Salley Vickers – noted novelist, Jungian analyst, and Classics scholar – writes in a recent essay that our perception of the world is losing a sense of wonder. And since today is the Feast Day of St. Michael and All Angels, also known as Michaelmas, this might be a good occasion to revisit the mystery of unseen realities in daily life.
“We once inhabited a world that was animate, in which humans were creatures who not only perceived but were themselves perceived,” Vickers writes. “To live in this world meant to live among vital elements that were beyond our human control, that could not be corralled by human will, or predicted or captured by desire.”
The issue, she says, is not whether or not angels or fairies exist, but whether we are open to realities beyond, or deeper than, our knowledge and understanding. Scientists now accept the concept of “quantum entanglement,” what Einstein once called “spooky action at a distance,” and we accept the reality of the Higgs Boson which is still beyond our perception. But what of angels?

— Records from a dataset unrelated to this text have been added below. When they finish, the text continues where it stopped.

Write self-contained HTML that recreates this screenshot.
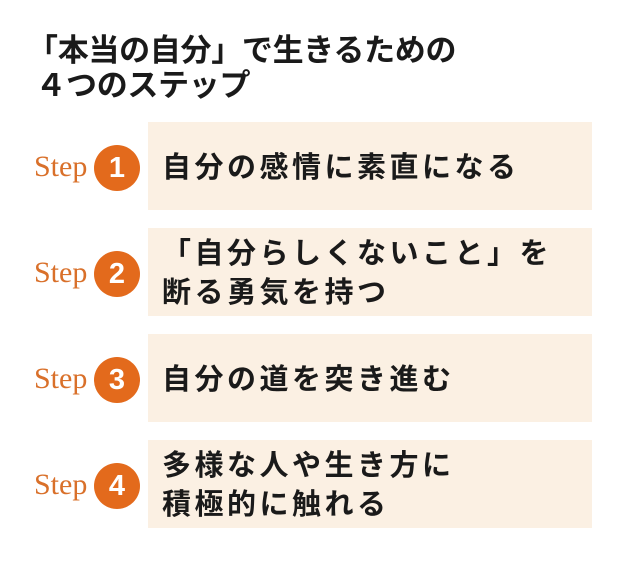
<!DOCTYPE html>
<html><head><meta charset="utf-8"><style>
body{margin:0;width:620px;height:562px;background:#fff;position:relative;overflow:hidden;font-family:"Liberation Sans","Noto Sans CJK JP",sans-serif;}
.t{position:absolute;left:27px;top:33px;font-size:31px;font-weight:bold;line-height:35px;color:#1a1a1a;white-space:nowrap;letter-spacing:-0.3px;}
.box{position:absolute;left:148px;width:444px;height:88px;background:#fbf0e3;}
.txt{position:absolute;left:162px;font-size:29px;font-weight:bold;letter-spacing:3.5px;color:#1a1a1a;line-height:39px;white-space:nowrap;}
.step{position:absolute;left:34px;font-family:"Liberation Serif",serif;font-size:30px;color:#d9702a;}
.c{position:absolute;left:94px;width:46px;height:46px;border-radius:50%;background:#e36a1c;color:#fff;font-weight:bold;font-size:29px;text-align:center;line-height:46px;}
</style></head><body>
<div class="t">「本当の自分」で生きるための<br>&nbsp;４つのステップ</div>

<div class="box" style="top:122px"></div>
<div class="step" style="top:150px">Step</div><div class="c" style="top:145px">1</div>
<div class="txt" style="top:149px">自分の感情に素直になる</div>

<div class="box" style="top:228px"></div>
<div class="step" style="top:256px">Step</div><div class="c" style="top:251px">2</div>
<div class="txt" style="top:235px">「自分らしくないこと」を<br>断る勇気を持つ</div>

<div class="box" style="top:334px"></div>
<div class="step" style="top:362px">Step</div><div class="c" style="top:357px">3</div>
<div class="txt" style="top:361px">自分の道を突き進む</div>

<div class="box" style="top:440px"></div>
<div class="step" style="top:468px">Step</div><div class="c" style="top:463px">4</div>
<div class="txt" style="top:447px">多様な人や生き方に<br>積極的に触れる</div>
</body></html>
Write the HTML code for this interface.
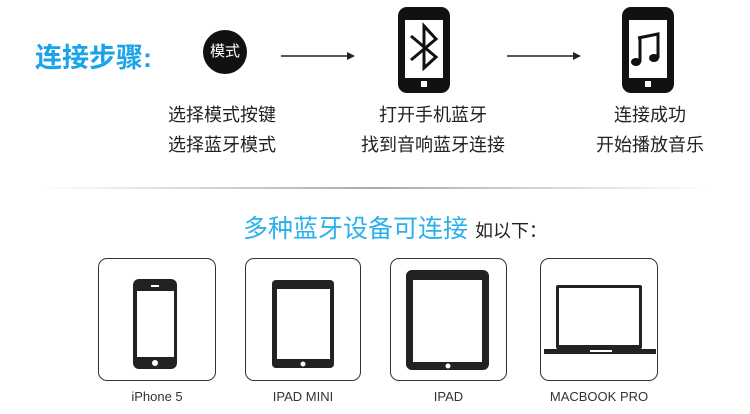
<!DOCTYPE html>
<html><head><meta charset="utf-8"><style>
body{margin:0;width:750px;height:414px;background:#fff;position:relative;overflow:hidden;font-family:"Liberation Sans","Noto Sans CJK SC",sans-serif}
.a{position:absolute;white-space:nowrap}
.t{font-size:18px;color:#222;text-align:center;line-height:30px}
.box{position:absolute;top:258px;height:123px;border:1.5px solid #333;border-radius:9px;box-sizing:border-box}
.lb{position:absolute;top:389px;font-size:13px;color:#333;text-align:center}
</style></head><body>
<div class="a" style="left:35px;top:36px;font-size:27px;font-weight:bold;color:#1aa3e8">连接步骤:</div>
<div class="a" style="left:203px;top:30px;width:44px;height:44px;border-radius:50%;background:#111;color:#fff;font-size:15px;line-height:44px;text-align:center">模式</div>
<svg class="a" style="left:0;top:0" width="750" height="200">
<line x1="281" y1="56" x2="352" y2="56" stroke="#222" stroke-width="1.5"/><path d="M347,52 L355,56 L347,60 Z" fill="#222"/>
<line x1="507" y1="56" x2="578" y2="56" stroke="#222" stroke-width="1.5"/><path d="M573,52 L581,56 L573,60 Z" fill="#222"/>
<rect x="398" y="7" width="52" height="86" rx="9" fill="#111"/><rect x="405" y="20" width="38" height="58" fill="#fff"/><rect x="421" y="81" width="6" height="6" fill="#fff"/>
<path d="M411,36 L436,57 L424,68 L424,26 L436,39 L411,60" fill="none" stroke="#111" stroke-width="3"/>
<rect x="622" y="7" width="52" height="86" rx="9" fill="#111"/><rect x="629" y="20" width="38" height="58" fill="#fff"/><rect x="645" y="81" width="6" height="6" fill="#fff"/>
<path d="M638,38 L658,34 L658,58 M640,38 L640,62" stroke="#111" stroke-width="3" fill="none"/><ellipse cx="636" cy="62" rx="5" ry="4" fill="#111"/><ellipse cx="654" cy="58" rx="5" ry="4" fill="#111"/>
<defs><linearGradient id="g"><stop offset="0" stop-color="#fff"/><stop offset=".5" stop-color="#aaa"/><stop offset="1" stop-color="#fff"/></linearGradient></defs>
<rect x="40" y="187" width="670" height="2" fill="url(#g)"/>
</svg>
<div class="a t" style="left:142px;top:100px;width:160px">选择模式按键<br>选择蓝牙模式</div>
<div class="a t" style="left:353px;top:100px;width:160px">打开手机蓝牙<br>找到音响蓝牙连接</div>
<div class="a t" style="left:570px;top:100px;width:160px">连接成功<br>开始播放音乐</div>
<div class="a" style="left:243px;top:209px;font-size:25px;color:#2ab0ec">多种蓝牙设备可连接 <span style="font-size:18px;color:#222">如以下：</span></div>
<div class="box" style="left:98px;width:118px"></div>
<div class="box" style="left:245px;width:116px"></div>
<div class="box" style="left:390px;width:117px"></div>
<div class="box" style="left:540px;width:118px"></div>
<svg class="a" style="left:0;top:250px" width="750" height="140">
<rect x="133" y="29" width="44" height="90" rx="6" fill="#222"/><rect x="137" y="41" width="37" height="66" fill="#fff"/><circle cx="155" cy="113" r="3" fill="#fff"/><rect x="151" y="35" width="8" height="2" fill="#fff"/>
<rect x="272" y="30" width="62" height="88" rx="4" fill="#222"/><rect x="277" y="39" width="53" height="70" fill="#fff"/><circle cx="303" cy="114" r="2.5" fill="#fff"/>
<rect x="406" y="20" width="83" height="100" rx="6" fill="#222"/><rect x="413" y="30" width="69" height="82" fill="#fff"/><circle cx="448" cy="116" r="2.5" fill="#fff"/>
<rect x="556" y="35" width="86" height="64" rx="2" fill="#222"/><rect x="559" y="38" width="80" height="57" fill="#fff"/><rect x="544" y="99" width="112" height="5" fill="#222"/><rect x="590" y="100" width="22" height="2" fill="#fff"/>
</svg>
<div class="lb" style="left:98px;width:118px">iPhone 5</div>
<div class="lb" style="left:245px;width:116px">IPAD MINI</div>
<div class="lb" style="left:390px;width:117px">IPAD</div>
<div class="lb" style="left:540px;width:118px">MACBOOK PRO</div>
</body></html>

After a talk I gave to a large audience years ago, a person asked, “Do you believe in angels?” I said I did, to which a fellow priest harrumpfed, “I can’t believe in winged beings with haloes, like the ones in stained glass windows.” I responded that I didn’t know about winged beings with haloes.
But the idea of promptings from beyond, the sudden experience of awe or transcendence, mysterious messages and unexpected assurances, unseen promptings that warm the heart and strangely still the mind – I find the idea of angels being behind it all to be quite plausible, beautiful, and purposeful. Yes, I still believe.
Whatever form or appearance angels might have, if we were to see them, perhaps they represent, in Salley Vickers’ words, “states of intelligence beyond the ordinary order available to our circumscribed and culturally limited perception. A hidden layer, or layers, of the world responsive to us foolish mortals, that may react and respond surprisingly to us….”
A life or a world dismissive of such hidden realities is surely a cold and lonely one.
The relevance to the contemplative prayer? Thomas Keating puts it this way in the opening words of his classic work, Open Mind Open Heart:
“Contemplative prayer is the world in which God can do anything. To move into that realm is the greatest adventure. It is to be open to the Infinite and hence to infinite possibilities. Our private, self-made worlds come to an end; a new world appears within and around us and the impossible becomes an everyday experience. Yet the world that prayer reveals is barely noticeable in the ordinary course of events.”
Thank you for this post. It lifts my spirit and brings joy to my day.
Quantum Entanglement makes the bodily assumption of the Virgin Mary into heaven look like pure common sense.